This cost is perfectly reasonable in supporting a major processor design, whose development will have been an order of magnitude more expensive. However there are many other processors which do not fall into this category, particularly custom DSPs and other specialist processors. Such devices are often only used by the company which designed them and are typically programmed in assembly language by an in-house team.

Assembly programmers are rare and expensive to hire. Using assembly language is inherently less productive than high level coding. Being able to program in C would boost productivity and reduce costs, but with such a small user base, spending years on developing a full LLVM compiler tool chain cannot be justified.

But a full C/C++ compiler tool chain is not needed. C is sufficient, and the well defined user base means only a limited feature set is required. In this talk I will describe the development of a LLVM tool chain for C for a 16-bit word-addressed Harvard architecture DSP. The work required 120 days of engineering effort in 2016/17, and also included the implementation of a CGEN-based assembler/disassembler, GDB and newlib C library. The LLVM work included adding support for 16-bit integers and the whole tool chain was regression tested using both the LLVM lit tests and GCC C regression test suite. The tool chain has been in production use for the past 12 months.

Measuring the User Debugging Experience
G. Bedwell

As compiler engineers, we (hopefully) think a lot about the the quality of the debug data that our compiler produces whether that be DWARF, Codeview or something else entirely. In general, we'd expect that producing more accurate debug data will lead to a better quality of debugging experience for the user, but how can we measure that quality of debugging experience beyond more general strategies such as dogfooding the tools ourselves?

We'll present the Debugging Experience Tester tool (DExTer) and how we can use it in conjunction with various heuristics to assign a score to the overall quality of debugging. Using this, we can start answering some interesting questions. How does clang at -O0 -g compare to clang at -O2 -g? How does clang-cl compare against MSVC when debugging optimized code in Visual Studio? How has the clang debugging experience changed over the years? We'll suggest how can we use this information to improve the quality of the debugging experience we provide and how this could be used to inform the implementation of the long talked about -Og optimization level.

Measuring x86 instruction latencies with LLVM
G. Chatelet, C. Courbet, B. De Backer, O. Sykora

Instruction latencies are at the core of the instruction scheduling process of the LLVM backend. This information is usually provided by CPU vendors in the form of reference manuals or as direct contributions to the LLVM code base. Validating and correcting this information is hard. Dr. Agner Fog has been maintaining a database of latencies and decompositions for several years; his approach is to carefully craft pieces of assembly and use PMUs (Performance Monitoring Units).

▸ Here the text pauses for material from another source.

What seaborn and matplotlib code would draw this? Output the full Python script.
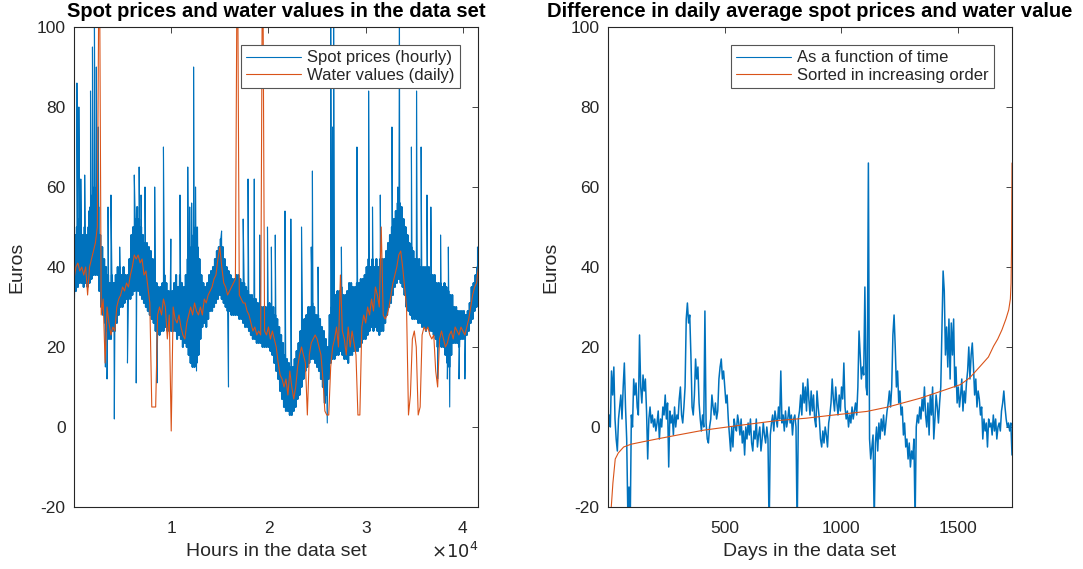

We present a tool based on LLVM and inspired by Fog that automates the process of measuring instruction latencies and infers the assignment of micro-operations to ports. Our goal is to feed this information back into LLVM configuration files.

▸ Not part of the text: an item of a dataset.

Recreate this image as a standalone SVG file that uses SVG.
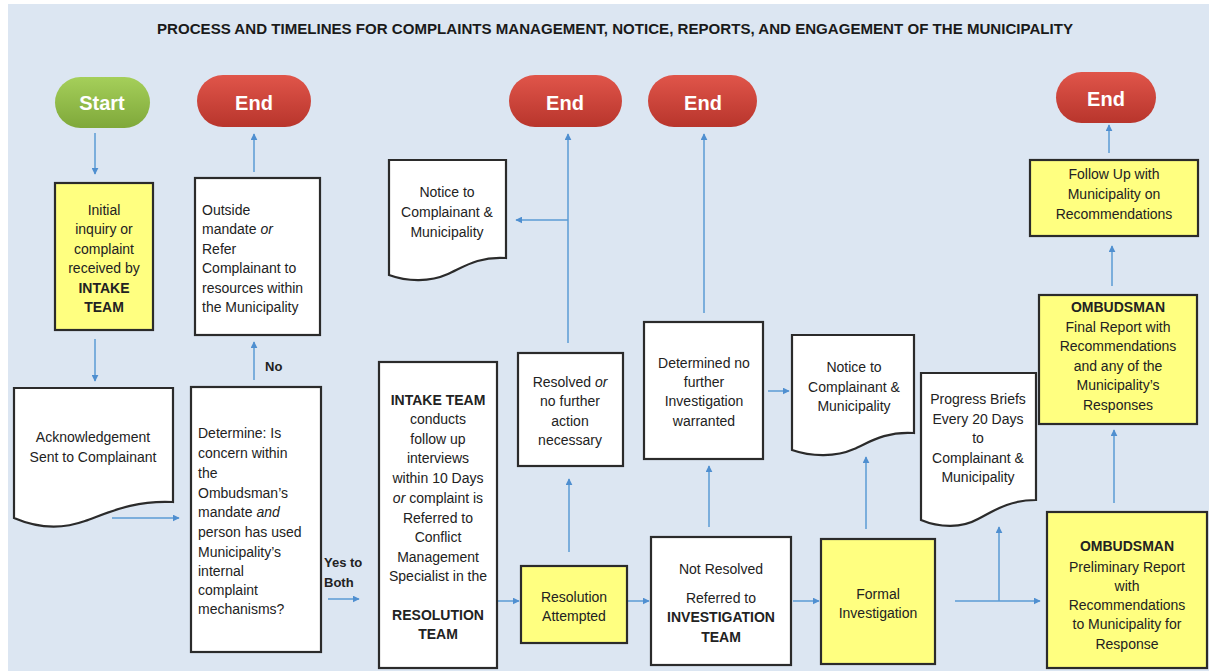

OpenMP Accelerator Offloading with OpenCL using SPIR-V
D. Schürmann, J. Lucas, B. Juurlink

For many applications modern GPUs could potentially offer a high efficieny and performance. However, due to the requirement to use specialized languages like CUDA or OpenCL, it is complex and error- prone to convert existing applications to target GPUs. OpenMP is a well known API to ease parallel programming in C, C++ and Fortran, mainly by using compiler directives. In this work, we design and implement an extension for the Clang compiler and a runtime to offload OpenMP programs onto GPUs using a SPIR-V enabled OpenCL driver.

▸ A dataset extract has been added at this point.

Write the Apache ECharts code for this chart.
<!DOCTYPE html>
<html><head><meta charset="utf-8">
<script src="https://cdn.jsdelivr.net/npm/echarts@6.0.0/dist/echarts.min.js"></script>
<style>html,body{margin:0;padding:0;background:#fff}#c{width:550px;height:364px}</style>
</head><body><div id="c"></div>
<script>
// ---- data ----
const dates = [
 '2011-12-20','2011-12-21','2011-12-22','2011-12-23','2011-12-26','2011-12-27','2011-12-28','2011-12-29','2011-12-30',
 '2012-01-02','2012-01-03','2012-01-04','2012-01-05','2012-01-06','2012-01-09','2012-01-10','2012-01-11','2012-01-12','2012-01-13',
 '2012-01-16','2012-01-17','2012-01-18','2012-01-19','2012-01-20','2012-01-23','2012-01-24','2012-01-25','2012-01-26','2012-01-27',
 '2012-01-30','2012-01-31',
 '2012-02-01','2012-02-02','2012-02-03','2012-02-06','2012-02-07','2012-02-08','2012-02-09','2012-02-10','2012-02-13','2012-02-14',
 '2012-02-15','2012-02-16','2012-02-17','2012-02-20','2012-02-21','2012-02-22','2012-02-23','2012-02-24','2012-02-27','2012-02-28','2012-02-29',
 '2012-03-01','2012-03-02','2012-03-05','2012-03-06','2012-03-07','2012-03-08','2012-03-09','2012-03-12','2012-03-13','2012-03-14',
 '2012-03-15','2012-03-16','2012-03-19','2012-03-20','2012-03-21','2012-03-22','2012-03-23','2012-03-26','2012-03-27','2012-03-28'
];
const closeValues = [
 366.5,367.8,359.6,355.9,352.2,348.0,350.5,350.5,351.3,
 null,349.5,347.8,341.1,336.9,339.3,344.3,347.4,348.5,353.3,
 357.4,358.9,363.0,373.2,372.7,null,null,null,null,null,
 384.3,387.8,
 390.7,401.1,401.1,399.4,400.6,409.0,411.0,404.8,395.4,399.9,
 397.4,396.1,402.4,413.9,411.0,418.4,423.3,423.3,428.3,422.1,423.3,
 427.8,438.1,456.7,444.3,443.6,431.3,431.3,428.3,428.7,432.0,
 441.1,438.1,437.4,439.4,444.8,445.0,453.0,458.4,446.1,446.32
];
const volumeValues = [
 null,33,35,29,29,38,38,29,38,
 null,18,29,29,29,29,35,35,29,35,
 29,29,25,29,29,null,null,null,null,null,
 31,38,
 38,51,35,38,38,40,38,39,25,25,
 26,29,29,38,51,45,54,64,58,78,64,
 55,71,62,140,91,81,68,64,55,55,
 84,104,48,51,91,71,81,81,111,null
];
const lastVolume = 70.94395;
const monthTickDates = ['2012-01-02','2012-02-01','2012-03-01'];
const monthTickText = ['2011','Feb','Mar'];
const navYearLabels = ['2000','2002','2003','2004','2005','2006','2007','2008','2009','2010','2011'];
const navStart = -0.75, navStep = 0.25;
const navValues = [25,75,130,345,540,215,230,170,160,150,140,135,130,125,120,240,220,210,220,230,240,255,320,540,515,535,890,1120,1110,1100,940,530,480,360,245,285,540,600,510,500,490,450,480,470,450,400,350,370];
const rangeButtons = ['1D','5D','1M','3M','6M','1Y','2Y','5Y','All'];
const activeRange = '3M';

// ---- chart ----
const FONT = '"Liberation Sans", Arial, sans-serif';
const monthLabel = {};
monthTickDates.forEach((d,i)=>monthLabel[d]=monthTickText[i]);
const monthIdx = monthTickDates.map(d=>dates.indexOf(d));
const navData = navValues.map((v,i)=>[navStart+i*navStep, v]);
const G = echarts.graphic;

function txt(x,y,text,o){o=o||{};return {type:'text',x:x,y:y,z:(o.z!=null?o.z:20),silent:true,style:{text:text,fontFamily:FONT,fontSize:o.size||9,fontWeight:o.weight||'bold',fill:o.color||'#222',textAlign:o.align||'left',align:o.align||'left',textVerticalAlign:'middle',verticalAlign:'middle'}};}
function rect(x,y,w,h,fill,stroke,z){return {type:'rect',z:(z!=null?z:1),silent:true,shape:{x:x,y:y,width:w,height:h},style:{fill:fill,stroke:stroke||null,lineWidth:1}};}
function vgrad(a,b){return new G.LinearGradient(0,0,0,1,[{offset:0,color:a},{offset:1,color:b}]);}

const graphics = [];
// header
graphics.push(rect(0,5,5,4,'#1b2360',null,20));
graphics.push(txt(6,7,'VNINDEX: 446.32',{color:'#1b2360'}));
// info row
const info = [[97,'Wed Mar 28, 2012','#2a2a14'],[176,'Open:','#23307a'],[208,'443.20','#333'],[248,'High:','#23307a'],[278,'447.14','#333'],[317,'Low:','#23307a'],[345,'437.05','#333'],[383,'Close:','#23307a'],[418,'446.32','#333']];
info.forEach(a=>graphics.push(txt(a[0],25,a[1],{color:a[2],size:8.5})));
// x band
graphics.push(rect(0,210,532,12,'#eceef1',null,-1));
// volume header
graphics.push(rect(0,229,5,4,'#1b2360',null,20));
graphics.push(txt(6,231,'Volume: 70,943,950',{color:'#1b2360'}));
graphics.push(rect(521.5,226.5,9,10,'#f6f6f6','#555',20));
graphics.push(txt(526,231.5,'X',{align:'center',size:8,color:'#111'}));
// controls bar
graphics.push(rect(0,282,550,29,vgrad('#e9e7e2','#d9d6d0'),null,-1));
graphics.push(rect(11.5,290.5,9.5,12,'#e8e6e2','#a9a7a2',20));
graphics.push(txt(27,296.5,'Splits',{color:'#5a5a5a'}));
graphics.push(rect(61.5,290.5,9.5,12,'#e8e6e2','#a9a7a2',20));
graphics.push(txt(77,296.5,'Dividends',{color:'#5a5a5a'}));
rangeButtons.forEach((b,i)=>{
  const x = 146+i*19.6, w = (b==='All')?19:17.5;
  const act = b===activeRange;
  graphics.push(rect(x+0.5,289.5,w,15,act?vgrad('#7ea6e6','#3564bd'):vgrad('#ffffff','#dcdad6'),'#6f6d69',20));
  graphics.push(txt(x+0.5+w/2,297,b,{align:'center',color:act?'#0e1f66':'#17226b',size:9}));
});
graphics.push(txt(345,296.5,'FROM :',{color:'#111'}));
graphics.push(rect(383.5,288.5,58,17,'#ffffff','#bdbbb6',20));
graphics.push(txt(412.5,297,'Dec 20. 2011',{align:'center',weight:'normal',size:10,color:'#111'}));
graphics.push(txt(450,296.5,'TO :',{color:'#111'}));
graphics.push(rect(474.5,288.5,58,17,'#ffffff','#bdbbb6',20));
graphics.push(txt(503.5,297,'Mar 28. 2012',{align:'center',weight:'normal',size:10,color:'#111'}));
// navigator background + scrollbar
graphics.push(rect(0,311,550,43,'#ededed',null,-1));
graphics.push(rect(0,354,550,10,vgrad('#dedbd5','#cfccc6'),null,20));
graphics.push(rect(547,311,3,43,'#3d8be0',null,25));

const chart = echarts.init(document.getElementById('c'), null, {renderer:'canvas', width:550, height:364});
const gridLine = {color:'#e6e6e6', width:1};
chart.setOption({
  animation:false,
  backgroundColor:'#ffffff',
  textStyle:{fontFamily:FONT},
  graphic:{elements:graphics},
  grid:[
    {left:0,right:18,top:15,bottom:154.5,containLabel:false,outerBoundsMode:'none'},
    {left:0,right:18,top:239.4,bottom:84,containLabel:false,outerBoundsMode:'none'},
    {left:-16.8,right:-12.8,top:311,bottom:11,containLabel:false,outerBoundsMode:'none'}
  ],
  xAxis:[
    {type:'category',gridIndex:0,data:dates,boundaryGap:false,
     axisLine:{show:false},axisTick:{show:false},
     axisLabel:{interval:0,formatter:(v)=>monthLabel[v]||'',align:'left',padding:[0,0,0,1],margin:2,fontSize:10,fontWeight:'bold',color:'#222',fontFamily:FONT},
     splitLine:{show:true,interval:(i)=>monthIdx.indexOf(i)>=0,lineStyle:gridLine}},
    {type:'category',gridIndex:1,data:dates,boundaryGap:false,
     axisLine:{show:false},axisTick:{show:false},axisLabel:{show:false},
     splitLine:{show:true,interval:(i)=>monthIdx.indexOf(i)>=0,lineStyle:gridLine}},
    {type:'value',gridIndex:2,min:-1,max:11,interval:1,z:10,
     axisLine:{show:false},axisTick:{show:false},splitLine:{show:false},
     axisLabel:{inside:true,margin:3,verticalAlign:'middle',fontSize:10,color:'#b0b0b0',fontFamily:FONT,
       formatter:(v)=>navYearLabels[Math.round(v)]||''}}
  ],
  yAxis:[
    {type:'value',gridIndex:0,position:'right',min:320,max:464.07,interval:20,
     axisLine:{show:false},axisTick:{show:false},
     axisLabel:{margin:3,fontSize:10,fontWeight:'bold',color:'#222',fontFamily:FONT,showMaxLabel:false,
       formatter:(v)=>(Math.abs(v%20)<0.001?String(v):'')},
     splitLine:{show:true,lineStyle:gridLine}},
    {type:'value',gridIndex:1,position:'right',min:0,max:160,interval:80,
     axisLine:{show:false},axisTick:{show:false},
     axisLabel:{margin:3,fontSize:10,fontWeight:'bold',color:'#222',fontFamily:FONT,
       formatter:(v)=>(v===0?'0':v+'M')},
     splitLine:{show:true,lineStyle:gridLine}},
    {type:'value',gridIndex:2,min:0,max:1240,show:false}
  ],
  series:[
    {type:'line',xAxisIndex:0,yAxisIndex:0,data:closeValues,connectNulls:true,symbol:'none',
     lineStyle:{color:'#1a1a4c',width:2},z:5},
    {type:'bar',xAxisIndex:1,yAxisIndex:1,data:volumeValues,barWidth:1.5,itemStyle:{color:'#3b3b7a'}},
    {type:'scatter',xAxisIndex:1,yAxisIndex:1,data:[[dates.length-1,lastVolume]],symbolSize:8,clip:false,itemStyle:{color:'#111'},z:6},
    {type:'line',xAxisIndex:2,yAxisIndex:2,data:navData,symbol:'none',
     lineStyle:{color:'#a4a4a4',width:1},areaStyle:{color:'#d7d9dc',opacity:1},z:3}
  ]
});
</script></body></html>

Parallware, LLVM and supercomputing
M. Arenaz

The HPC market is racing to build the next breakthrough exascale technologies by 2024. The high potential of HPC is being hindered by software issues, and porting software to new parallel hardware is one of the most significant costs in the adoption of breakthrough hardware technologies. Parallware technology innovation hinges on its different approach to dependence and data-flow analyses. LLVM uses the classical mathematical approach to dependence analysis, applying dependence tests and the polyhedral model mainly to vectorization of inner loops. In contrast Parallware uses a semantic analysis engine powered by a fast, extensible, hierarchical classification scheme to find parallel patterns in the LLVM-IR. The technical talk proposed for EuroLLVM will present the key challenges being addressed at Appentra: (1) Pros and cons of developing Parallware’s classification scheme on top of the LLVM-IR; (2) Parallware use of Clang and Flang to map the semantic information collected in the LLVM-IR back to the source code; (3) Parallware mechanisms to annotate and refactor the source code in order to produce OpenMP/OpenACC-enabled parallel code.

Returning data-flow to asynchronous programming through static analysis
M. Gilbert

Asynchronous event driven simulation is an efficient mechanism to model hardware devices. However, this programming style leads to a callback nightmare which impairs understanding of a program’s (hw model’s) data-flow. I will present a combination of runtime library and libtooling based static analysis tool which returns a data-flow view to a decoupled call graph. This significantly aids in program understanding and is a crucial tool for understanding behavior of a large, complicated system.

RFC: A new divergence analysis for LLVM
S. Moll, T. Klössner, S. Hack

This RFC is a joint effort by Intel and Saarland University to bring the divergence analysis of the Region Vectorizer (RV) to LLVM. This is part of the VPlan+RV proposal that we presented at the US LLVM Developers’ Meeting 2017. The divergence analysis is an essential building block in loop vectorization and the optimization of SPMD kernels. This effort is complementary to the VPlan proposal brought forward by Intel. The Region Vectorizer is an analysis and transformation framework for outer-loop and whole-function vectorization. RV vectorizes arbitrary reducible control flow including nested divergent loops. RV is being used by the Impala [1] and the PACXX [6] high performance programming frameworks.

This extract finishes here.